In the study, 99% of university officers said they actively consider a student’s likelihood to complete their degree when deciding to offer them a place or not – an eight per cent increase from last year.
Students applying to university through Clearing or Adjustment must be prepared to demonstrate their commitment to their chosen course. Nine in ten admissions officers said they look for evidence of a student’s passion for their chosen subject, with a similar number looking for evidence of a positive attitude towards study. Eight out of 10 value an ability to preserve and complete tasks.

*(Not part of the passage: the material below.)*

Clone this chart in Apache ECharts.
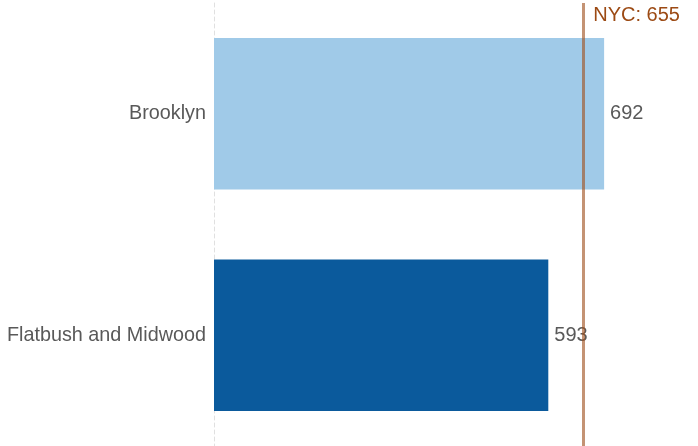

“Despite the frenzy for places usually associated with Clearing, our report shows that applicants must be ready to deliver a confident pitch,” commented Fergus Rose, Advancement Director at ACS International Schools, who commissioned the research. “Students need to demonstrate their ability to knuckle down, study hard and a passion for their chosen subject to help secure these competitive places.”
Admissions officers consider an ability to think and work independently as an essential quality required to succeed at university – with nine in 10 admissions personnel saying they look for examples of independent inquiry from applicants. However, the survey also revealed that 62% of officers believed that this ability is the one most often found missing in students.
Further strong academic skills still remain important with universities citing ‘good written English’, 95%; and ‘confidence with basic maths’, 80%, as factors for consideration.
Top 15 attributes university admission officers look for in addition to academic qualifications and grades
1. Propensity to complete their degree (99%)
2. Evidence of a passion for their chosen course subject (95%)
3. Good written English (95%)
4. Evidence of a positive attitude towards study (91%)
5. Evidence of an ability to think and work independently (90%)
6. Confidence with basic maths (80%)
7. Ability to persevere and complete tasks (79%)
8. Good presentation skills (72%)
9. Ability to work well in groups (60%)
10. Intercultural awareness (28%)
11. Skills to lead work and study groups (26%)
12. Evidence of success through a difficult start or background (24%)
13. Evidence of an entrepreneurial attitude (24%)
14. Likelihood to contribute to the research life of the university (20%)
15. Having held positions of responsibility (22%)
Fergus concludes: “It is important that a student’s choice of subject is based on their enjoyment and passion as well as considering how it will help them reach their future career goals. Today’s students must demonstrate a well rounded skill set and a true commitment to their chosen subject if they are to succeed through Clearing and Adjustment. Ultimately, passion and perseverance are qualities highly sought after by employers, not just universities.”